- **WHAT THE EXERCISE ASKS**
Nothing outside the range from the line with "Output the Python" to the line with "heugtae_5mix = [530, 465, 337, 305, 268]" belongs in the copy, and no pictures do either; repeat that range exactly.

[start DATASET ROWS]

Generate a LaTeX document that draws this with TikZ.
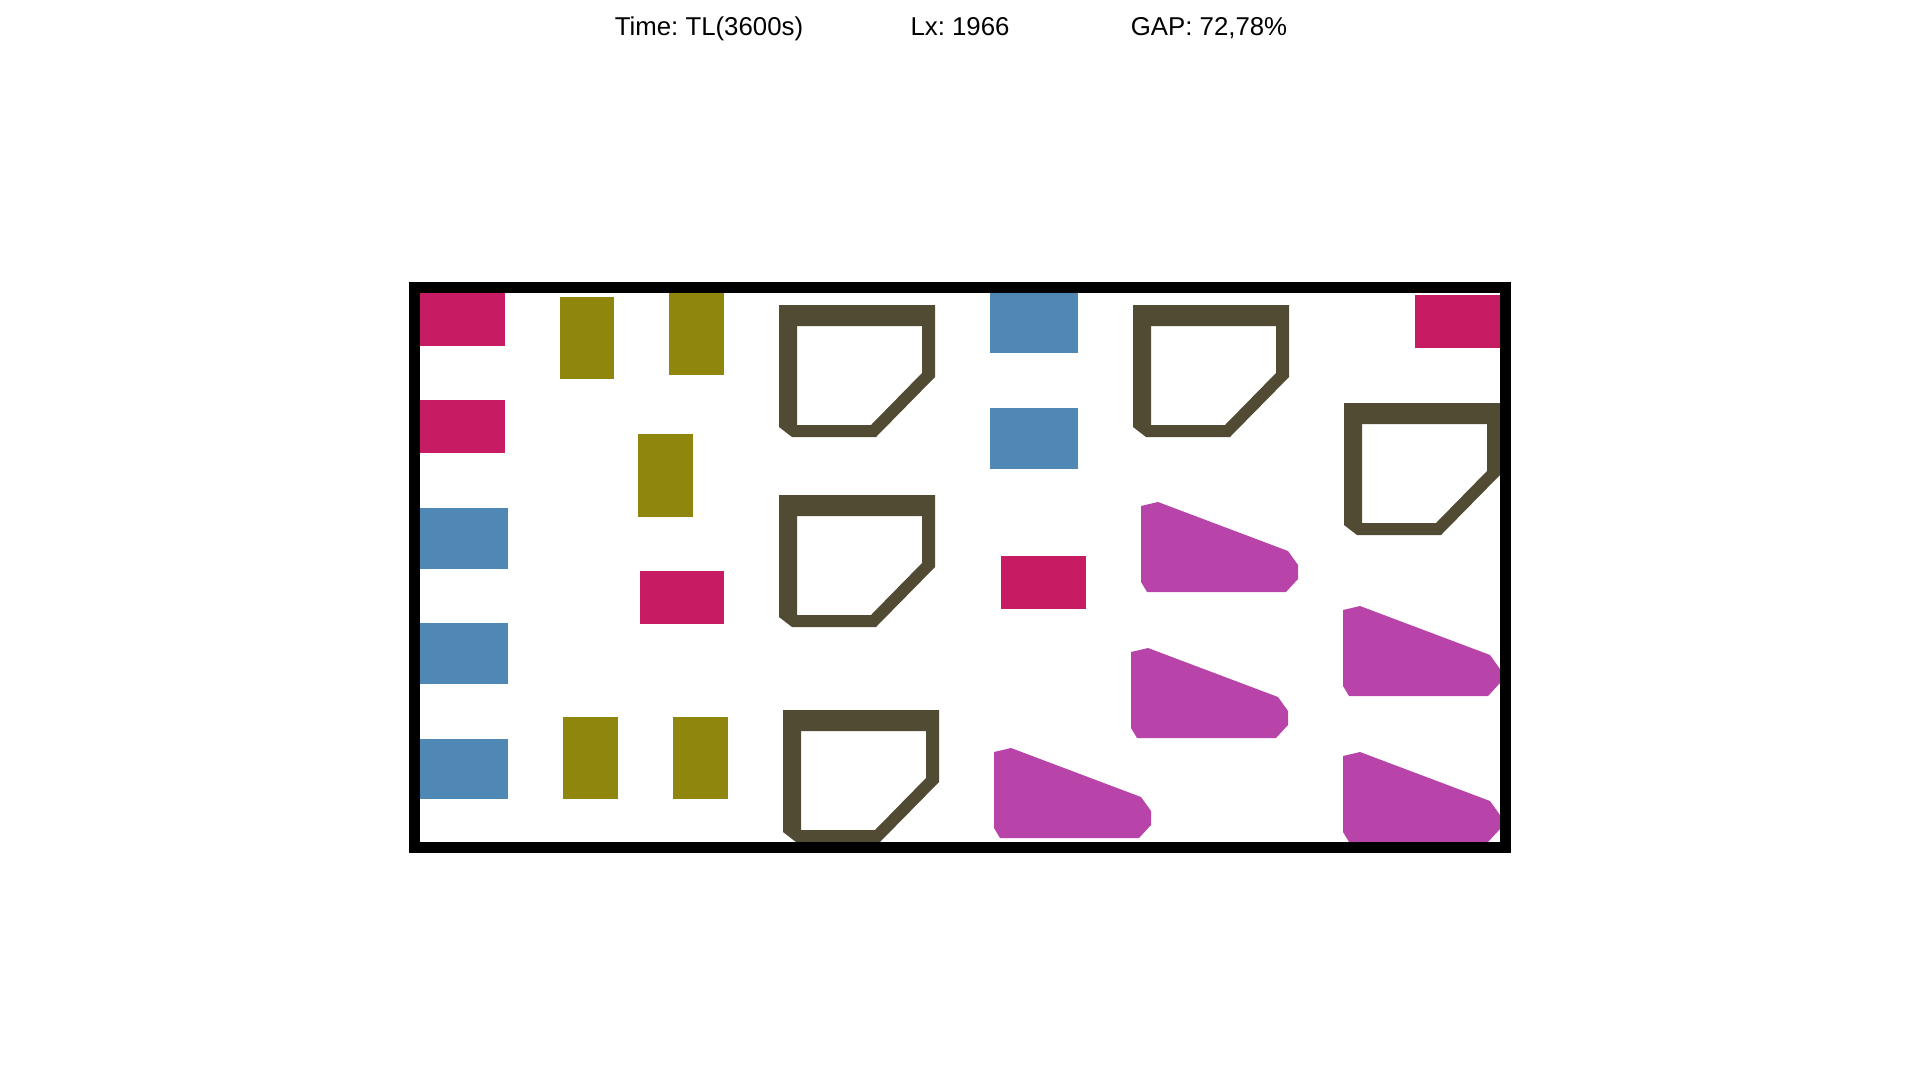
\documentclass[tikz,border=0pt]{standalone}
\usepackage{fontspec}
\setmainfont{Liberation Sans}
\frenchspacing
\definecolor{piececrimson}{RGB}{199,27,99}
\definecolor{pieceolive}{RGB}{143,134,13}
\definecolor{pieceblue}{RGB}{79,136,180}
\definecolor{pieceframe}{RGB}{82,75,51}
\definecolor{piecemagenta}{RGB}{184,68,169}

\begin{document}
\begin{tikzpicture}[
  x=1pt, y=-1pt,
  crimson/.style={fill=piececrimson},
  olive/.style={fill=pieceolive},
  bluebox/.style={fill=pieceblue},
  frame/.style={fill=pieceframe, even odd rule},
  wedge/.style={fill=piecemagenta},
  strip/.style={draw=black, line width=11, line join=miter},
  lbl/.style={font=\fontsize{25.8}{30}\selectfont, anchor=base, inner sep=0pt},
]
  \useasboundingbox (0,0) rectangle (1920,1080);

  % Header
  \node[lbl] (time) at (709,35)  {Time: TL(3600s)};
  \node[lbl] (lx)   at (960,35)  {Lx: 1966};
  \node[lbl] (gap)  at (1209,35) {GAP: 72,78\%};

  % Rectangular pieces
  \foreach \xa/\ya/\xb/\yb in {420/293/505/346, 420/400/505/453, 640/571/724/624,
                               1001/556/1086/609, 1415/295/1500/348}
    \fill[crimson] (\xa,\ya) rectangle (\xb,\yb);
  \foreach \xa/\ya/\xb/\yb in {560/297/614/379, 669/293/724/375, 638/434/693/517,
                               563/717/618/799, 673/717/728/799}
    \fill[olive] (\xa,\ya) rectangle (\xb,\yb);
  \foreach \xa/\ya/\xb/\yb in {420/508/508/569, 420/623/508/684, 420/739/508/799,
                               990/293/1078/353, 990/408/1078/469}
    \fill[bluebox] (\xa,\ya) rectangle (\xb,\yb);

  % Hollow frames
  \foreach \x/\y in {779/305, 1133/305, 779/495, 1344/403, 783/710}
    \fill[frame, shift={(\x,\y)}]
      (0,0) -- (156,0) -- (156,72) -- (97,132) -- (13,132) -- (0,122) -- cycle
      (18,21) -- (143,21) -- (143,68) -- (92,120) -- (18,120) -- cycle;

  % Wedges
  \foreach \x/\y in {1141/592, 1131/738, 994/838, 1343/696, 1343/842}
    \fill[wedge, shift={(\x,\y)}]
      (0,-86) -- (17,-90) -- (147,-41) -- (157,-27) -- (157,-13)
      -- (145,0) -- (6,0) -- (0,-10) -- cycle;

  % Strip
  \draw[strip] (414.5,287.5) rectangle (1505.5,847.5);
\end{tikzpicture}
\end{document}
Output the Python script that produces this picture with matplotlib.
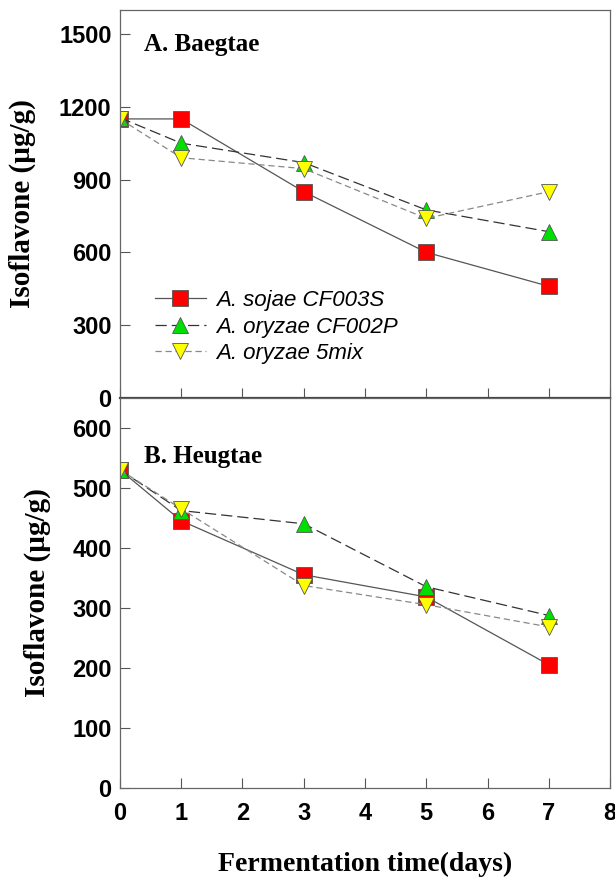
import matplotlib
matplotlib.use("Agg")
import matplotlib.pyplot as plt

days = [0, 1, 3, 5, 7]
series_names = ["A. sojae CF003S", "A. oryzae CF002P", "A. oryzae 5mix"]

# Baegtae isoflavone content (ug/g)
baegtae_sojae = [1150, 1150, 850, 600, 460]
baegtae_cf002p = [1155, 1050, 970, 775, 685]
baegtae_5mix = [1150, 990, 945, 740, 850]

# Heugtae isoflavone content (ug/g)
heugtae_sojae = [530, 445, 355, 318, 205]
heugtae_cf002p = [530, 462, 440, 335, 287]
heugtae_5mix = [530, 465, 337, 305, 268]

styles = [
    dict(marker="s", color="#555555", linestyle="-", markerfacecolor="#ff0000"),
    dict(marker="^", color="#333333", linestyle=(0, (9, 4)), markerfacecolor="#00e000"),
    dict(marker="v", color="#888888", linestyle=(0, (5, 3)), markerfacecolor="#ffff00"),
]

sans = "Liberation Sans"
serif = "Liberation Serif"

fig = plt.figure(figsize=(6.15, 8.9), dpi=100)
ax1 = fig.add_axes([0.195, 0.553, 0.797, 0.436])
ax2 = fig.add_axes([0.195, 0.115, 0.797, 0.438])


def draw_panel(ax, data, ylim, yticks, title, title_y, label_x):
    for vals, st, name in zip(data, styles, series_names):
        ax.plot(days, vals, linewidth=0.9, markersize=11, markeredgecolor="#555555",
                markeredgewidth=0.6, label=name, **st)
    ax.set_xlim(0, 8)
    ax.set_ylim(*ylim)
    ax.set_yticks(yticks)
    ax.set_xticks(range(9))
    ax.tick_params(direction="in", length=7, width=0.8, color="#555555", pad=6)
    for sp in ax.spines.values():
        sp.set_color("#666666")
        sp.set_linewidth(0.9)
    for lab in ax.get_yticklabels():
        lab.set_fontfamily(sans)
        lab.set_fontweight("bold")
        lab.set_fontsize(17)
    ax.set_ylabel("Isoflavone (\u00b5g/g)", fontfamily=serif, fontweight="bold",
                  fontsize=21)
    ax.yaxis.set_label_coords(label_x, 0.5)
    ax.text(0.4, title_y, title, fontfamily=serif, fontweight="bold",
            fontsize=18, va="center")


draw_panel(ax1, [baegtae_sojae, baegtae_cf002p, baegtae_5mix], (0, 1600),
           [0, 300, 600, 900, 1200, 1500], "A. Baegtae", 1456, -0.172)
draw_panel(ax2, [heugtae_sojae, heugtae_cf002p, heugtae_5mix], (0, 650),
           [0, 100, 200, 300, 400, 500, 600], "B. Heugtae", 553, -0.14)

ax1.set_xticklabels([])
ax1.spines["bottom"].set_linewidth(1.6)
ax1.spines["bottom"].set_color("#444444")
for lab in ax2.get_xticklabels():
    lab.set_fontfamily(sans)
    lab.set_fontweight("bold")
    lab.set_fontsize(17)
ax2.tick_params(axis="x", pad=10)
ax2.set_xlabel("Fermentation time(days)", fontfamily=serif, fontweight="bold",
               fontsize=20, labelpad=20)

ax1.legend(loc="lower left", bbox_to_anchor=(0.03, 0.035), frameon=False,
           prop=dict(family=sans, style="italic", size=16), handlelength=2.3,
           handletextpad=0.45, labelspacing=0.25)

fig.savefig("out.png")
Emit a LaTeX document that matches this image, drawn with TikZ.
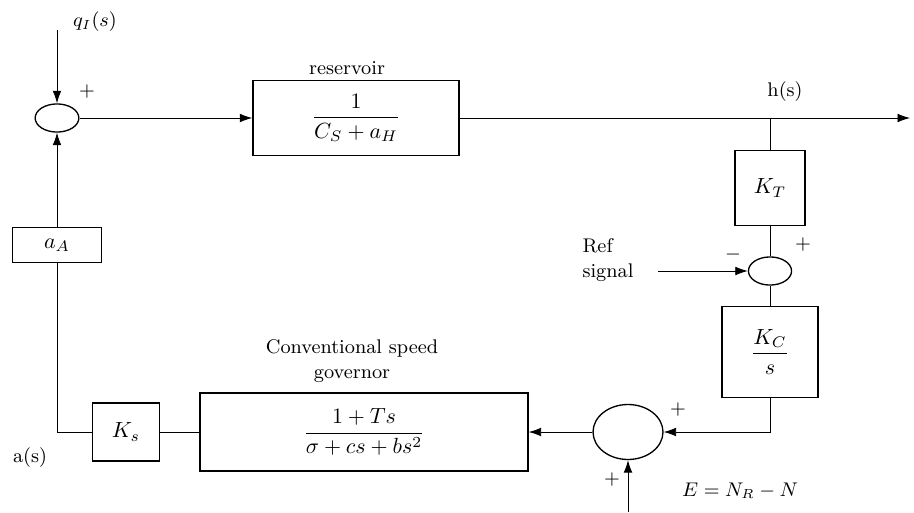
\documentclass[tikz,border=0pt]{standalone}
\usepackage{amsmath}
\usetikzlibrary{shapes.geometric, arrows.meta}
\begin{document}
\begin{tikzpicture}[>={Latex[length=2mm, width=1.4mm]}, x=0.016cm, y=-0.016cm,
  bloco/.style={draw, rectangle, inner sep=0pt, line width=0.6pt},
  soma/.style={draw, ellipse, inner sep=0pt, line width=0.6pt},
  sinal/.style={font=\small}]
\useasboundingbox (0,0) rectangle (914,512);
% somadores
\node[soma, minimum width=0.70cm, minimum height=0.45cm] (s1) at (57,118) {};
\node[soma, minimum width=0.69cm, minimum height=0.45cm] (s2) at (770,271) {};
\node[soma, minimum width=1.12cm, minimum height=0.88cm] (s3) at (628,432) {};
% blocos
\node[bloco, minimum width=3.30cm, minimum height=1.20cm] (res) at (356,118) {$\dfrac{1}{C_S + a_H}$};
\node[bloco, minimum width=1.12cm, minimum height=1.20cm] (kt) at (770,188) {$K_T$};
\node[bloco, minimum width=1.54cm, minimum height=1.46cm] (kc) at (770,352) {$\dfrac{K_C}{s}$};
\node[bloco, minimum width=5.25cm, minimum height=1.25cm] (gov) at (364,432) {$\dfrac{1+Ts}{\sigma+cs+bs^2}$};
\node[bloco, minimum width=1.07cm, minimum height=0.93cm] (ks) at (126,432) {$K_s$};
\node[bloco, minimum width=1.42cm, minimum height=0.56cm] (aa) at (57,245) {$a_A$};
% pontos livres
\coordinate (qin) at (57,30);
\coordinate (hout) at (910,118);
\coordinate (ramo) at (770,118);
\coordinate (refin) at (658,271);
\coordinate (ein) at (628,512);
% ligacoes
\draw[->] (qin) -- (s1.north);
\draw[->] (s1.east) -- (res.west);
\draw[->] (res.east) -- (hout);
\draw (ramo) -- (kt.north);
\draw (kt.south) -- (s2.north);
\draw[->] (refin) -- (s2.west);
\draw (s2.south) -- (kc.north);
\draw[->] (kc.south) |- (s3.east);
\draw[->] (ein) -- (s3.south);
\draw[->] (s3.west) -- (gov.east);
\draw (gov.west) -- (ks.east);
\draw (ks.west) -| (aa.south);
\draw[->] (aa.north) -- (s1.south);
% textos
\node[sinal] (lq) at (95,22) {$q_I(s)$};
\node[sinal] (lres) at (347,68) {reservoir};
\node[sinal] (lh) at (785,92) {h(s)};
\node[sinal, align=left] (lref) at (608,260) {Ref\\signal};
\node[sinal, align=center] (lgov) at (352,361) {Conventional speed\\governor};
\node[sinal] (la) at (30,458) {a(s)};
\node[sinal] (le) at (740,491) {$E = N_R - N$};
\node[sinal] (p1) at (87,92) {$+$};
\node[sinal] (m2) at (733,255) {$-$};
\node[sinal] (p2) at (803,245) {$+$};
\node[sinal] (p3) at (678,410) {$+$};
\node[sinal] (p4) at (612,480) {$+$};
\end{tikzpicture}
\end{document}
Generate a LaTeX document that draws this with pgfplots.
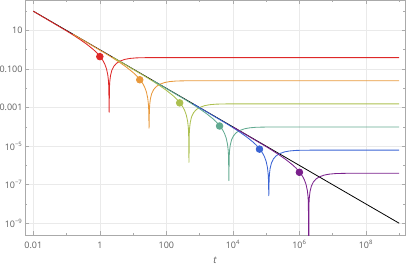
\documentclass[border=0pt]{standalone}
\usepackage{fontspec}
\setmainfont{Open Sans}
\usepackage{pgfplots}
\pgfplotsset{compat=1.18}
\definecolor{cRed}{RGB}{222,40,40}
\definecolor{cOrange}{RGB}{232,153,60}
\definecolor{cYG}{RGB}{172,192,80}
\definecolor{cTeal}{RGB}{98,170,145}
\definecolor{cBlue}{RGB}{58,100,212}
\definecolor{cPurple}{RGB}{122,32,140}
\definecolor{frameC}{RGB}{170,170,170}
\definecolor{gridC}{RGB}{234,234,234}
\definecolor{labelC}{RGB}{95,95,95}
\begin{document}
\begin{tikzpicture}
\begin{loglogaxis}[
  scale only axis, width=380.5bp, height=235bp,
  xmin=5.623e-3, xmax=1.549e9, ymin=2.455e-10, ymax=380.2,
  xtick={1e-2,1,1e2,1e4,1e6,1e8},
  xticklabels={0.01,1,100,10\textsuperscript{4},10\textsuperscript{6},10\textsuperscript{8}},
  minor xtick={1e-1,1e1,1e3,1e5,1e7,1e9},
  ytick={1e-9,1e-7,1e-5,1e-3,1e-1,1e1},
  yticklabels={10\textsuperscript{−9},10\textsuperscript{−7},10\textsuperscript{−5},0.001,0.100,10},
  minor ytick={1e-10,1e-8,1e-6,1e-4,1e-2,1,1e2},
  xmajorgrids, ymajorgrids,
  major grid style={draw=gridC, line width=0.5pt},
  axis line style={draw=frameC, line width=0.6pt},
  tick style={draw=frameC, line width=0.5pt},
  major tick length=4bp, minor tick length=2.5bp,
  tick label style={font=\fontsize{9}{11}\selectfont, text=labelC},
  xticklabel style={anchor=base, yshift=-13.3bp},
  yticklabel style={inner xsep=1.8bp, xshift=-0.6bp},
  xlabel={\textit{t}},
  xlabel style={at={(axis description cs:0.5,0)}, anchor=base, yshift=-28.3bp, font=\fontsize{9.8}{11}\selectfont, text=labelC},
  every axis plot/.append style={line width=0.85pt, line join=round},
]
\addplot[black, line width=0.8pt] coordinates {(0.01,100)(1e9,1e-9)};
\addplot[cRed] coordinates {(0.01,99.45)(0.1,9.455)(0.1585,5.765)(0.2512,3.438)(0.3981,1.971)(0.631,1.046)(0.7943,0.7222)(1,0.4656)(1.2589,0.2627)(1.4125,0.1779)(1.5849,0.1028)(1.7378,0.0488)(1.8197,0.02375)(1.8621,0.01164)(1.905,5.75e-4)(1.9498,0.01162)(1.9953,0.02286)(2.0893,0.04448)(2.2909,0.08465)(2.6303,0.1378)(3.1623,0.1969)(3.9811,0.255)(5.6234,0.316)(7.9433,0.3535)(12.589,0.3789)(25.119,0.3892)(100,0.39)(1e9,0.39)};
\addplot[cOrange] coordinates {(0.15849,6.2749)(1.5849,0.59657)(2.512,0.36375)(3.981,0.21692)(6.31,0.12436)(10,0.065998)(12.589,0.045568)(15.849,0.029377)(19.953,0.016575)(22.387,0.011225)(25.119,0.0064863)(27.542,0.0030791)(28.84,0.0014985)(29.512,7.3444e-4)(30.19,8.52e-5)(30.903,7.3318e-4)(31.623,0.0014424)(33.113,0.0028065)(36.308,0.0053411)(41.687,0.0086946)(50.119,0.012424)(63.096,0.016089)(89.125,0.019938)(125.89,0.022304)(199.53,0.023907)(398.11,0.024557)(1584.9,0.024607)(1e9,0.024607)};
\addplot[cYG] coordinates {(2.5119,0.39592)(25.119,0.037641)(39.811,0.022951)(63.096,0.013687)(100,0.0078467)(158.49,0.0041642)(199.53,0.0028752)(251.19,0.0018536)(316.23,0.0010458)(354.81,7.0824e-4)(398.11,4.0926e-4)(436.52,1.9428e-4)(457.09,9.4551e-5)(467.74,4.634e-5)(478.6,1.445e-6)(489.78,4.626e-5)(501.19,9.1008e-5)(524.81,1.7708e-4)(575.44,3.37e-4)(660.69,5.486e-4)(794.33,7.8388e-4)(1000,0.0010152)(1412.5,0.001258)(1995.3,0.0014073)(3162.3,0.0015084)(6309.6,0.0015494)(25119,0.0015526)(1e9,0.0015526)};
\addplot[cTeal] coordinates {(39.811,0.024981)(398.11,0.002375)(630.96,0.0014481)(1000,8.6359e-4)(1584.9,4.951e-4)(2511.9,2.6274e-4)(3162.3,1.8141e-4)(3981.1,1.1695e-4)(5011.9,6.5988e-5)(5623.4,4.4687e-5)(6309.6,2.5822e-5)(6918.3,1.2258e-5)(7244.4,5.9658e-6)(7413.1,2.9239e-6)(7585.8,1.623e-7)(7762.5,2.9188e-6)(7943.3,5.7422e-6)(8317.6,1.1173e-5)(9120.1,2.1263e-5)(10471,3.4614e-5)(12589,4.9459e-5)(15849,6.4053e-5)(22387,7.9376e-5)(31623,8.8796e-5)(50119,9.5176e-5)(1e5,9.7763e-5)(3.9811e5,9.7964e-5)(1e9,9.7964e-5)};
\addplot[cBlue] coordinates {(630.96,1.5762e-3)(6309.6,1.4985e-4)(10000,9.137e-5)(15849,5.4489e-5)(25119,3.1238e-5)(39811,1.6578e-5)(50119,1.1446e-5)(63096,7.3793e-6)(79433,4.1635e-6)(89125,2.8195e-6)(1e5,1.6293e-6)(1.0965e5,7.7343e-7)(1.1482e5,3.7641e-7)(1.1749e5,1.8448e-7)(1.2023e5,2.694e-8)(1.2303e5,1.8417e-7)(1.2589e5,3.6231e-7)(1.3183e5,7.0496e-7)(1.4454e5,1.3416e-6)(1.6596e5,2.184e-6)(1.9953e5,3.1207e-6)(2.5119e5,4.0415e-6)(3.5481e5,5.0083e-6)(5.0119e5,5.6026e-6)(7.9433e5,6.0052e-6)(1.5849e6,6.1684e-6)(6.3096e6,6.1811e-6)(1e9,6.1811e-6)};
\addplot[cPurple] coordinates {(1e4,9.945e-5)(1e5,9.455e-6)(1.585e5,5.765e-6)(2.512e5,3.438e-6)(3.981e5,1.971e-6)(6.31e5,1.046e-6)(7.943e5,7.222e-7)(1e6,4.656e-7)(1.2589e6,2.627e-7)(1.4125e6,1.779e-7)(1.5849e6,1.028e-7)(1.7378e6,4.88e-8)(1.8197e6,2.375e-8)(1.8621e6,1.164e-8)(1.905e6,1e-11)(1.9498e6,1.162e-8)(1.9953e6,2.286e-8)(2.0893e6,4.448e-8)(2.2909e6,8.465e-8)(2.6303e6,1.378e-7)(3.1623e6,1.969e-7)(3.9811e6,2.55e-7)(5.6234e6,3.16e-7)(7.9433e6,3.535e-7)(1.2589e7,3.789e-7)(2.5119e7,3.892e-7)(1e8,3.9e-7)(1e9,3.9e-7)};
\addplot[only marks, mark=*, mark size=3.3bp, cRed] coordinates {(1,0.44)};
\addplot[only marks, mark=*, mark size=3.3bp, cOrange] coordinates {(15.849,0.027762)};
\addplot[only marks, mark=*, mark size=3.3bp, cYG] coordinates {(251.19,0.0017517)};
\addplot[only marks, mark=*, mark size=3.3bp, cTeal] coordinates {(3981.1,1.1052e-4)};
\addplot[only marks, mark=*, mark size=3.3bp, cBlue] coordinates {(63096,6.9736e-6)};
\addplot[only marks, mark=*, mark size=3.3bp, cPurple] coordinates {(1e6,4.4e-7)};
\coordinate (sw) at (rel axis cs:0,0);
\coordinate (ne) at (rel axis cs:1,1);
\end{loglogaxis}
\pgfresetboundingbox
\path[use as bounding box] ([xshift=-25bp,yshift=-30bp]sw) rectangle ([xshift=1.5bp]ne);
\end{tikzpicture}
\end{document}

[end DATASET ROWS]

- **CORRECT OUTPUT**
Output the Python script that produces this picture with matplotlib.
import matplotlib
matplotlib.use("Agg")
import matplotlib.pyplot as plt

days = [0, 1, 3, 5, 7]
series_names = ["A. sojae CF003S", "A. oryzae CF002P", "A. oryzae 5mix"]

# Baegtae isoflavone content (ug/g)
baegtae_sojae = [1150, 1150, 850, 600, 460]
baegtae_cf002p = [1155, 1050, 970, 775, 685]
baegtae_5mix = [1150, 990, 945, 740, 850]

# Heugtae isoflavone content (ug/g)
heugtae_sojae = [530, 445, 355, 318, 205]
heugtae_cf002p = [530, 462, 440, 335, 287]
heugtae_5mix = [530, 465, 337, 305, 268]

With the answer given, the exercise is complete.